Below, locate the line that contains "Clone this chart in matplotlib.". Repeat exactly from that line to the line that contains "fontsize=fs, family=fam, zorder=4)", inclusive, leaving out the pictures.
** start **
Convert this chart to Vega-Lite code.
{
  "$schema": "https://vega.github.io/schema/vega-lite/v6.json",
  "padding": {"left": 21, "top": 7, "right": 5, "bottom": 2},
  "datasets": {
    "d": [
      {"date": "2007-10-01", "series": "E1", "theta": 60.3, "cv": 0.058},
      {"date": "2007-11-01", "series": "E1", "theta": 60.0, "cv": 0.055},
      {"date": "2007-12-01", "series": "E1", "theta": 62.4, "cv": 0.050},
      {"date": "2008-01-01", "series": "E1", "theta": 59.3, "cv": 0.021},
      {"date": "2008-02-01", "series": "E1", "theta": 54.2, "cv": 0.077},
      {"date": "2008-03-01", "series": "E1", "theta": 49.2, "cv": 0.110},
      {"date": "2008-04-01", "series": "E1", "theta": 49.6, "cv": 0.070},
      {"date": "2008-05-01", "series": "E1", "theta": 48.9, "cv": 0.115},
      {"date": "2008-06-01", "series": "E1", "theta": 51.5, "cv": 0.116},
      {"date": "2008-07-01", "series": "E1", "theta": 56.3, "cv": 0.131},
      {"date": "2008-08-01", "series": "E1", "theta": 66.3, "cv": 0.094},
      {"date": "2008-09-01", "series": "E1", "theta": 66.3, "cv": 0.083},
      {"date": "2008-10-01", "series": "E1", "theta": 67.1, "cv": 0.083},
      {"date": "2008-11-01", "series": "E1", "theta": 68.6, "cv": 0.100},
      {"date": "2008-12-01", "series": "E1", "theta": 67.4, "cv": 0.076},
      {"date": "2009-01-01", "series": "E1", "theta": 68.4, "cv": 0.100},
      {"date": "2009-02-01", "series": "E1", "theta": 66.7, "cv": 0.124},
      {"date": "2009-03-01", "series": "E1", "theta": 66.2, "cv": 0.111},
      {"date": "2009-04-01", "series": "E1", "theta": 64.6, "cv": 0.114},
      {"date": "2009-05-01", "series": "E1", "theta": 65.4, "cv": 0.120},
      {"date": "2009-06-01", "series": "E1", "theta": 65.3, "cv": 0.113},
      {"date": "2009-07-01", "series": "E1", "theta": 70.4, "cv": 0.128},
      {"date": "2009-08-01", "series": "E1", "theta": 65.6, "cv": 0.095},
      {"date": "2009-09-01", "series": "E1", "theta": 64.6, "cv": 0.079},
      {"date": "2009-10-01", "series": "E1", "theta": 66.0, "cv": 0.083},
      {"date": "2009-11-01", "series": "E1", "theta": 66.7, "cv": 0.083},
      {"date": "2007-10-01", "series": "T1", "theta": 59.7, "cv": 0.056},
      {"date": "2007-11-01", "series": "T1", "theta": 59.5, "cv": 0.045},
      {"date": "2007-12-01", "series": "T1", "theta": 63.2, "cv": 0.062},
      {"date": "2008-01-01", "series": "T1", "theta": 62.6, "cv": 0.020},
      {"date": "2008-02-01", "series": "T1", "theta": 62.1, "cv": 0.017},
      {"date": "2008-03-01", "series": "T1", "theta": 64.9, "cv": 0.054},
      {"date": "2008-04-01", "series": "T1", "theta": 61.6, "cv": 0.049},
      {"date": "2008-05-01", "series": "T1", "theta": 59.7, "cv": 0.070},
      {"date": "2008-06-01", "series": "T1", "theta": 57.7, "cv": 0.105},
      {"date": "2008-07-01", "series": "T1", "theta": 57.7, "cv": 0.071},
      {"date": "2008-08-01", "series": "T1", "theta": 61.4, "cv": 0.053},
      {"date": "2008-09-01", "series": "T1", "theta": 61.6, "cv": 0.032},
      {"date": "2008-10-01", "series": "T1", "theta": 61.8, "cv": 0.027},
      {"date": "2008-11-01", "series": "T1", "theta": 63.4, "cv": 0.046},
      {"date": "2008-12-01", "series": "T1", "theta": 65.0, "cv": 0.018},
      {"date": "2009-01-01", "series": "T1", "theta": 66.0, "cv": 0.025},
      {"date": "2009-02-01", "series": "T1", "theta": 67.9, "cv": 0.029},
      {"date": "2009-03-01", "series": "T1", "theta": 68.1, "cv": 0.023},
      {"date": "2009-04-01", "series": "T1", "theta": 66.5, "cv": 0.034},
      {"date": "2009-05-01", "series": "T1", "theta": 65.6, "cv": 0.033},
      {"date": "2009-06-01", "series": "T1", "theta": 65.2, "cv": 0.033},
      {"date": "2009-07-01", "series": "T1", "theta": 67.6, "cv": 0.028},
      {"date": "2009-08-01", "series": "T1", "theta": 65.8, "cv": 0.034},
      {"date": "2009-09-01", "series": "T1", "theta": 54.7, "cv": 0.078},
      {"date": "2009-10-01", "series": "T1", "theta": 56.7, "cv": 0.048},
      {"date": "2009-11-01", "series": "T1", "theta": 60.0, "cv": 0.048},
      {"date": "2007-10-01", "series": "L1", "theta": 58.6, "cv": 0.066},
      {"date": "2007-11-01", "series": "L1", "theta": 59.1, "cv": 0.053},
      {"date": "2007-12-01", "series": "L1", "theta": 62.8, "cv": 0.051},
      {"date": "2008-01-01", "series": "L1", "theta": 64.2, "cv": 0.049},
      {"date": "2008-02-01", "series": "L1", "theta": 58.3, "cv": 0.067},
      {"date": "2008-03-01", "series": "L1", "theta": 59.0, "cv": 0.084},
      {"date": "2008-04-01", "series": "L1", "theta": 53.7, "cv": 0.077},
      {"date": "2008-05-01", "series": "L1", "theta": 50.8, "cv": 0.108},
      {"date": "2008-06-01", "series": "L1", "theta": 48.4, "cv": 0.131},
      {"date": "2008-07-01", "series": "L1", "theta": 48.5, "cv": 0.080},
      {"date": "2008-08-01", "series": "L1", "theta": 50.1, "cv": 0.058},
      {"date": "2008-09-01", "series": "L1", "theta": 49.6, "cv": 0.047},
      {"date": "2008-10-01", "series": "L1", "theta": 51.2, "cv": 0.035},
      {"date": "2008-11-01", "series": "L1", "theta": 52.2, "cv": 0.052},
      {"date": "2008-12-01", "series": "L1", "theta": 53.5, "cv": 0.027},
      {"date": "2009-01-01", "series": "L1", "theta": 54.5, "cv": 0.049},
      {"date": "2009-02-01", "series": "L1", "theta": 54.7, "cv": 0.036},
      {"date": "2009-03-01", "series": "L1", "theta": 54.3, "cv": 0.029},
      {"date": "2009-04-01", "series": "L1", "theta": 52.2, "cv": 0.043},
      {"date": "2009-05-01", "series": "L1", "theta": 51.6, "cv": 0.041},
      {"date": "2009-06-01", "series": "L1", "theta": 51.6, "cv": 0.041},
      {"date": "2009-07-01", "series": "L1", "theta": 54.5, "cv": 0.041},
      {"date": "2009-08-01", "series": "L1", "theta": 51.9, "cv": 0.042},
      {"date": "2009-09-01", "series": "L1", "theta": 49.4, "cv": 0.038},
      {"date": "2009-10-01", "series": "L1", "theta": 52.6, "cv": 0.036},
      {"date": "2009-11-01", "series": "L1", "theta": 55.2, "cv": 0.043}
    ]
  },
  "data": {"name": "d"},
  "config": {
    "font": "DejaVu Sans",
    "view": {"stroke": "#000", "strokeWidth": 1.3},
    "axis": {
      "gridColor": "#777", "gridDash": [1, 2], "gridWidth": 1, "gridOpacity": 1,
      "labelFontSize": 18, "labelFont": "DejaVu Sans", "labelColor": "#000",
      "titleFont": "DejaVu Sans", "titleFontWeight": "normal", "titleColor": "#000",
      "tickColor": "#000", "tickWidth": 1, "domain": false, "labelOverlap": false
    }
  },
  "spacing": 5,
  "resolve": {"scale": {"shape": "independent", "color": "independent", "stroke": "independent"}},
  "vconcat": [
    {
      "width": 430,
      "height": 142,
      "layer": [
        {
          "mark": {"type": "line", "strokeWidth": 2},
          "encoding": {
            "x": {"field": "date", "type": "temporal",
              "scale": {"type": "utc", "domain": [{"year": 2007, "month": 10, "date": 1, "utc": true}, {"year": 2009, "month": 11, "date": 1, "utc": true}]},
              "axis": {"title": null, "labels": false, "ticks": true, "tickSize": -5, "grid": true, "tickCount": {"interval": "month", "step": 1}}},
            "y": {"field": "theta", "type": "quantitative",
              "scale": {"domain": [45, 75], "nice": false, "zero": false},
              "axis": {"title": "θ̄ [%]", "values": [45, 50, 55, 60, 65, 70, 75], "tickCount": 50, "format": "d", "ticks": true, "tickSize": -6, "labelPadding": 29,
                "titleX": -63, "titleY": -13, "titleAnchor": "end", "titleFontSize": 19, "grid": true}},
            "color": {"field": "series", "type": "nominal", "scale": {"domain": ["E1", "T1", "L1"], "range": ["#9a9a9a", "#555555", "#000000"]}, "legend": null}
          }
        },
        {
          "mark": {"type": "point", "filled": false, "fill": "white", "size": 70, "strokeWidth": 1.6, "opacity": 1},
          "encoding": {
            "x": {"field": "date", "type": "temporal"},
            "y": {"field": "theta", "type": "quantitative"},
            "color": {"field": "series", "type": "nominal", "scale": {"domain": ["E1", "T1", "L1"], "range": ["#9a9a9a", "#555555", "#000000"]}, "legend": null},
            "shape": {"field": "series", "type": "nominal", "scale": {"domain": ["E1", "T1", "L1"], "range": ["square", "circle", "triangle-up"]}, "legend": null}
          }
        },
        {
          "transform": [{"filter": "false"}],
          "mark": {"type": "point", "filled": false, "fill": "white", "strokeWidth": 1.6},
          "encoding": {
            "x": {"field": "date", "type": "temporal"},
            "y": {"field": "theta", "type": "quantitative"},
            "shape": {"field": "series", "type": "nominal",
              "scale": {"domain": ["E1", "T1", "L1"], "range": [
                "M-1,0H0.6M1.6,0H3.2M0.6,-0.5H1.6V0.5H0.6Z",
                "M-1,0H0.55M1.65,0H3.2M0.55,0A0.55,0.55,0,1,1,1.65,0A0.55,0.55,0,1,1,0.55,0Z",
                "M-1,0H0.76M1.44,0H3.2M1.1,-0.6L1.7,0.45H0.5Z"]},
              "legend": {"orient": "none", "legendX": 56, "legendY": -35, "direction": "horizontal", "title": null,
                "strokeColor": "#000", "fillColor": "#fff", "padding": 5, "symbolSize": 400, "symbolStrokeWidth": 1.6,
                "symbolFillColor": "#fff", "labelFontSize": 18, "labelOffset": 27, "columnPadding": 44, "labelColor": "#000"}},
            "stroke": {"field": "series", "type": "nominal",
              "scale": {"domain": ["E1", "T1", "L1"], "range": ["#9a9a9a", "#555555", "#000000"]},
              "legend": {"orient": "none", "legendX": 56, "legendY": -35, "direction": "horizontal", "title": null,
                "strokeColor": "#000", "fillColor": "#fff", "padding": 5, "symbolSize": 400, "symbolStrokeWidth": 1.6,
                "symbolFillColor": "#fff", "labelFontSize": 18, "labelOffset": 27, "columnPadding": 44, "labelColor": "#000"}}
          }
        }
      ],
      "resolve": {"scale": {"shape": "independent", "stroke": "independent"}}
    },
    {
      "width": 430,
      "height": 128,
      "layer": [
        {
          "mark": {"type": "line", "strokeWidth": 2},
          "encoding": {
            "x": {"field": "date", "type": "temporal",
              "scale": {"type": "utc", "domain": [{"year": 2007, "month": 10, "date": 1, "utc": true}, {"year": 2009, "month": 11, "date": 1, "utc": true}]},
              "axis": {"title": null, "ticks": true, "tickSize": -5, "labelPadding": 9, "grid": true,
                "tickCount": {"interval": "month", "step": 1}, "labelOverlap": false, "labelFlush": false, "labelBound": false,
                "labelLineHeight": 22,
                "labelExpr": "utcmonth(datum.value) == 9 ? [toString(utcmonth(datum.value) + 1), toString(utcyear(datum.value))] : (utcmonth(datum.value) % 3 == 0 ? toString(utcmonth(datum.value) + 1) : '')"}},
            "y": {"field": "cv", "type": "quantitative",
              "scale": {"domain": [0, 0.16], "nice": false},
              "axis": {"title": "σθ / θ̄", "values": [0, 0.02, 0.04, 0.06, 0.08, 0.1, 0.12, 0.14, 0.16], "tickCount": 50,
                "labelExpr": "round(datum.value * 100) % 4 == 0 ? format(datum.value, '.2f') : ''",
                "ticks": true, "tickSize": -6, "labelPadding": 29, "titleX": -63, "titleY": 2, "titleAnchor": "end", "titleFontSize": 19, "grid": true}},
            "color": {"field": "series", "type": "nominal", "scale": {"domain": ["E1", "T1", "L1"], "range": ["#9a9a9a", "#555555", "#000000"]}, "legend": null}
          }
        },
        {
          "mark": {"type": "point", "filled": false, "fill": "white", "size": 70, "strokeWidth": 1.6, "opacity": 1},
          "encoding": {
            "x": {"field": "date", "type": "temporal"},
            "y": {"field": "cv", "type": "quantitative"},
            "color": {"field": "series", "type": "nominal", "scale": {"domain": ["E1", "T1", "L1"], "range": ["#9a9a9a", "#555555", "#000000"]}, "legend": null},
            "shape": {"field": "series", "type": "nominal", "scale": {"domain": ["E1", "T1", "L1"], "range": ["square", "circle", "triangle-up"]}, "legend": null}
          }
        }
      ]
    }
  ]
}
** end **
** start **
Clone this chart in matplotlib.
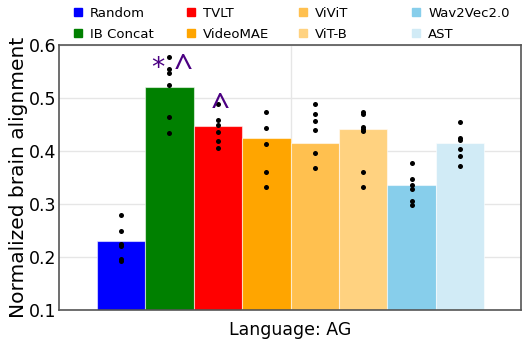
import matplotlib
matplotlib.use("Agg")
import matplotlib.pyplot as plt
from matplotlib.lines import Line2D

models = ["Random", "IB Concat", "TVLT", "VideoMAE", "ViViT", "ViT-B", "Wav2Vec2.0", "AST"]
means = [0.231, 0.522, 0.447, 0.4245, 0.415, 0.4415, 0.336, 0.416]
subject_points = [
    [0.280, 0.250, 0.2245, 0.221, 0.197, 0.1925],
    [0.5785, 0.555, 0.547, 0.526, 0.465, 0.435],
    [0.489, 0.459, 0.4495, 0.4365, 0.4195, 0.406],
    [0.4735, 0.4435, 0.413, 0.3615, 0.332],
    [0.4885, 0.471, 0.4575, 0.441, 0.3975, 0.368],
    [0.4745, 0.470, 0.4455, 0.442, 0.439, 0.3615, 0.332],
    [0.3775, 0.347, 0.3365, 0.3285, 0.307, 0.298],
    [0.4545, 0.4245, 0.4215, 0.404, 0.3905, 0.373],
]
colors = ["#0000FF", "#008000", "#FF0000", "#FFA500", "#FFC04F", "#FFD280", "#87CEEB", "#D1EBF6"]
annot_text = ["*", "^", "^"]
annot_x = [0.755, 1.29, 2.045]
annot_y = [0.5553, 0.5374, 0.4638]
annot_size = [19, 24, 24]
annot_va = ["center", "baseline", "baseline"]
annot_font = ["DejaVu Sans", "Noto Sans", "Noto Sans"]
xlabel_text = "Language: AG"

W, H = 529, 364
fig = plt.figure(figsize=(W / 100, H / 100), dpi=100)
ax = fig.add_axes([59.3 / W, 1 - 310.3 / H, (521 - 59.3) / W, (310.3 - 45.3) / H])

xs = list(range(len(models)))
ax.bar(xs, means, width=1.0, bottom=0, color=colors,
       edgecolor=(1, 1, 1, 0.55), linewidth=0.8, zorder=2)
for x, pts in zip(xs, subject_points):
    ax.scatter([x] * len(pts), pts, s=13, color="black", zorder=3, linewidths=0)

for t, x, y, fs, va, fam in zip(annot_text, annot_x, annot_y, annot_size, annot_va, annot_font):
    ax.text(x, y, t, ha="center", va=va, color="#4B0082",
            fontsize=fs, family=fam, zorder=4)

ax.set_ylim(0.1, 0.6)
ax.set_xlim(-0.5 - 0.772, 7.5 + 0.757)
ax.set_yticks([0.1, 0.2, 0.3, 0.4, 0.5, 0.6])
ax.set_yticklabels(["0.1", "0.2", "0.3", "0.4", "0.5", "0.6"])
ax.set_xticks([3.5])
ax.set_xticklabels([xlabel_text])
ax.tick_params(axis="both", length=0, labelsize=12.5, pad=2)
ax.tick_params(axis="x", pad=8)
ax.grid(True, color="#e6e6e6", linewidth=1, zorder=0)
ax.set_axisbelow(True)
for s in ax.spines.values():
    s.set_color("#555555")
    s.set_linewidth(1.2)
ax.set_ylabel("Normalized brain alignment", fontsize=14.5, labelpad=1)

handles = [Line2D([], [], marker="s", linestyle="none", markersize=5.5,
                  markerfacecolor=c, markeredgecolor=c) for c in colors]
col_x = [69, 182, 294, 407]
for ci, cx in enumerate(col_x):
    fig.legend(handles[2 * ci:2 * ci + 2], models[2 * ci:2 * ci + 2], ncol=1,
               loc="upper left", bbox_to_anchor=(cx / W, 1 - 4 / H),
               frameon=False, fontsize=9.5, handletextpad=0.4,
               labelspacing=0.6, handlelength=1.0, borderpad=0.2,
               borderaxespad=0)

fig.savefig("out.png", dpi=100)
** end **
** start **
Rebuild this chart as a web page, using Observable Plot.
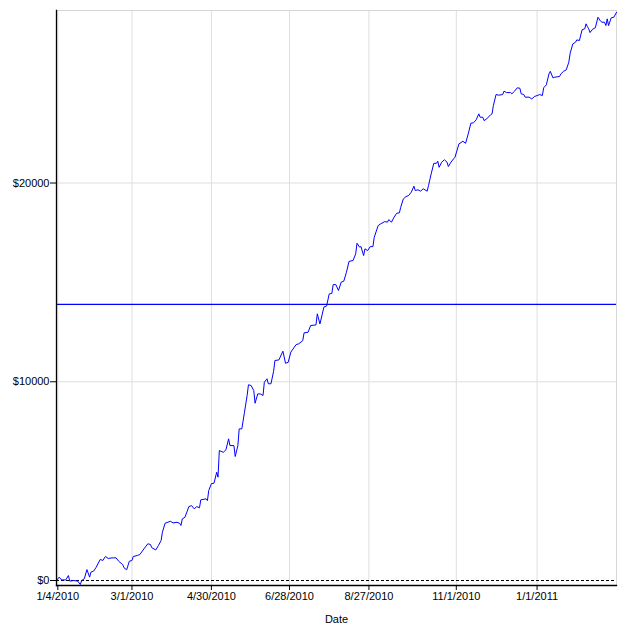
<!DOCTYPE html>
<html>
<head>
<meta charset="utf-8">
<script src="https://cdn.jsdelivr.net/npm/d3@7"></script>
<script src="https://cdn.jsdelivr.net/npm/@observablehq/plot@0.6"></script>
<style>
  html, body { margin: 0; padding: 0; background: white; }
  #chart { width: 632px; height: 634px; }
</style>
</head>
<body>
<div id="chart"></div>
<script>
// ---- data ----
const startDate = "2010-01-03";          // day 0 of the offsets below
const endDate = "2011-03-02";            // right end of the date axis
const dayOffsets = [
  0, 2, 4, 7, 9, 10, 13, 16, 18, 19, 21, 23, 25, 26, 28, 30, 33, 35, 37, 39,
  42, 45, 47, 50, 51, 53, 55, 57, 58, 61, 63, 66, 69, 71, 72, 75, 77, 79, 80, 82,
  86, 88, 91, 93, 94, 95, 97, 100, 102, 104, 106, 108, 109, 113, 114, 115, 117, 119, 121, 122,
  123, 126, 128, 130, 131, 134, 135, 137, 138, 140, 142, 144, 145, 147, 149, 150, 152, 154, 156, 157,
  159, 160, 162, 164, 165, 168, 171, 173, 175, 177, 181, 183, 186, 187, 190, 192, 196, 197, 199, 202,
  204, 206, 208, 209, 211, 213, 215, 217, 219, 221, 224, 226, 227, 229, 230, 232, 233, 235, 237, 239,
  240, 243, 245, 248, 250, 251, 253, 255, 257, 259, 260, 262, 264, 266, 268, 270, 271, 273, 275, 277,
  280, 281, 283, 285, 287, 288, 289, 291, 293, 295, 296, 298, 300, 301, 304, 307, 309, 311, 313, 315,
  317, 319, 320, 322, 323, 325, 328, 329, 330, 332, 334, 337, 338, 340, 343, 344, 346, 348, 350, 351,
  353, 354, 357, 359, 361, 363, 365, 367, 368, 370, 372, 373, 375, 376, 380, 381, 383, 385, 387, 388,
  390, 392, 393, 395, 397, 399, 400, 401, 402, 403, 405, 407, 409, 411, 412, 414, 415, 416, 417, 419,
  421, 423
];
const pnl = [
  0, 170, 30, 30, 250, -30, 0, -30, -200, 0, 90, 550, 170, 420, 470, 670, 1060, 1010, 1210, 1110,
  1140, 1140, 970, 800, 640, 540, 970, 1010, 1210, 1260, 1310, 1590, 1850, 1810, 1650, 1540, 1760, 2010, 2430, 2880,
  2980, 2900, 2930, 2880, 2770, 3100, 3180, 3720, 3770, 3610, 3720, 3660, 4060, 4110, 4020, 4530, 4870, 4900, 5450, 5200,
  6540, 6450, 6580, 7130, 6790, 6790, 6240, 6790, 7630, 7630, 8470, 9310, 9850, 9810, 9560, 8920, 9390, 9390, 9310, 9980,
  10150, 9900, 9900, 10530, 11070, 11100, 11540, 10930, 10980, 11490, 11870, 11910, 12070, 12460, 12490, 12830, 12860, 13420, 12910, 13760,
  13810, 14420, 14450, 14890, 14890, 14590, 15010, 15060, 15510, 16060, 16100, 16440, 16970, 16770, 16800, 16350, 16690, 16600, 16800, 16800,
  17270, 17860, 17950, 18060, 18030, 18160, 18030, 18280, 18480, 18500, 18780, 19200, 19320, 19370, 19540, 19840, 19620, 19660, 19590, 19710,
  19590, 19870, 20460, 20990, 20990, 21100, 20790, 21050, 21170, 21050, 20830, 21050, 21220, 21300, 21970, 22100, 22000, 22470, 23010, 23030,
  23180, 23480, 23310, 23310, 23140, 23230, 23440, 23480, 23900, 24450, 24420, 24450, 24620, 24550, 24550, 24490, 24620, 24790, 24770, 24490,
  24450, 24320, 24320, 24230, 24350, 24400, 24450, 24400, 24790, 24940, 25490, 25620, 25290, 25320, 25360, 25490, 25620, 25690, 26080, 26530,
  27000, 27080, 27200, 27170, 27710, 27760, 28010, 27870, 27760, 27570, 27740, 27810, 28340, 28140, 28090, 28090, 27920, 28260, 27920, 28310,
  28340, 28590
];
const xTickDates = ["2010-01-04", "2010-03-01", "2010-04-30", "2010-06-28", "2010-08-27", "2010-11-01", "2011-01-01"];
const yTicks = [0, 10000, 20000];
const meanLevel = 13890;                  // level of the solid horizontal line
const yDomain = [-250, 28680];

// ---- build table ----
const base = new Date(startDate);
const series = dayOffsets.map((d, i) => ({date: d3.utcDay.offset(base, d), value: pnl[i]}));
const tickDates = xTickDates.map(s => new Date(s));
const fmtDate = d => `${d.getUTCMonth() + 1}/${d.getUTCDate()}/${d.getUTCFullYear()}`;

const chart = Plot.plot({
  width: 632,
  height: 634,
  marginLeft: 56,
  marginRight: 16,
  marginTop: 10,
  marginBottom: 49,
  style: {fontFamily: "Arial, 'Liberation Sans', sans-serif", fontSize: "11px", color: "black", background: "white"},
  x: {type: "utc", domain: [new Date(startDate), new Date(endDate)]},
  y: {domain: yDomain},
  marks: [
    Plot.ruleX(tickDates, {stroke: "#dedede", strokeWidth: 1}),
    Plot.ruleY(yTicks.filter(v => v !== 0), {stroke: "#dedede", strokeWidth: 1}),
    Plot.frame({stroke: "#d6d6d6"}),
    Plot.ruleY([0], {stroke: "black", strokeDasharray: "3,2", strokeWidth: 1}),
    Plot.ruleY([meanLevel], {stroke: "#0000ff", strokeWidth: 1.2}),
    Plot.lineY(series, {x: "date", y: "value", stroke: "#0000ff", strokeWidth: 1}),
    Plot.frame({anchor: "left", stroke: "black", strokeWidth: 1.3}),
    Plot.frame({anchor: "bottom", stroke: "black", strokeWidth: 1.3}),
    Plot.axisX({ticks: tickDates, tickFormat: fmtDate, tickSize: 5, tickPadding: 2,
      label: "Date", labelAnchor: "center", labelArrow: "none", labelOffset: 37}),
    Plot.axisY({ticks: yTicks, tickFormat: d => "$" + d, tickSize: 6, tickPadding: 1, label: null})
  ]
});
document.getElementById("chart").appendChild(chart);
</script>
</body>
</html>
** end **
### THE RESULT
Clone this chart in matplotlib.
import matplotlib
matplotlib.use("Agg")
import matplotlib.pyplot as plt
from matplotlib.lines import Line2D

models = ["Random", "IB Concat", "TVLT", "VideoMAE", "ViViT", "ViT-B", "Wav2Vec2.0", "AST"]
means = [0.231, 0.522, 0.447, 0.4245, 0.415, 0.4415, 0.336, 0.416]
subject_points = [
    [0.280, 0.250, 0.2245, 0.221, 0.197, 0.1925],
    [0.5785, 0.555, 0.547, 0.526, 0.465, 0.435],
    [0.489, 0.459, 0.4495, 0.4365, 0.4195, 0.406],
    [0.4735, 0.4435, 0.413, 0.3615, 0.332],
    [0.4885, 0.471, 0.4575, 0.441, 0.3975, 0.368],
    [0.4745, 0.470, 0.4455, 0.442, 0.439, 0.3615, 0.332],
    [0.3775, 0.347, 0.3365, 0.3285, 0.307, 0.298],
    [0.4545, 0.4245, 0.4215, 0.404, 0.3905, 0.373],
]
colors = ["#0000FF", "#008000", "#FF0000", "#FFA500", "#FFC04F", "#FFD280", "#87CEEB", "#D1EBF6"]
annot_text = ["*", "^", "^"]
annot_x = [0.755, 1.29, 2.045]
annot_y = [0.5553, 0.5374, 0.4638]
annot_size = [19, 24, 24]
annot_va = ["center", "baseline", "baseline"]
annot_font = ["DejaVu Sans", "Noto Sans", "Noto Sans"]
xlabel_text = "Language: AG"

W, H = 529, 364
fig = plt.figure(figsize=(W / 100, H / 100), dpi=100)
ax = fig.add_axes([59.3 / W, 1 - 310.3 / H, (521 - 59.3) / W, (310.3 - 45.3) / H])

xs = list(range(len(models)))
ax.bar(xs, means, width=1.0, bottom=0, color=colors,
       edgecolor=(1, 1, 1, 0.55), linewidth=0.8, zorder=2)
for x, pts in zip(xs, subject_points):
    ax.scatter([x] * len(pts), pts, s=13, color="black", zorder=3, linewidths=0)

for t, x, y, fs, va, fam in zip(annot_text, annot_x, annot_y, annot_size, annot_va, annot_font):
    ax.text(x, y, t, ha="center", va=va, color="#4B0082",
            fontsize=fs, family=fam, zorder=4)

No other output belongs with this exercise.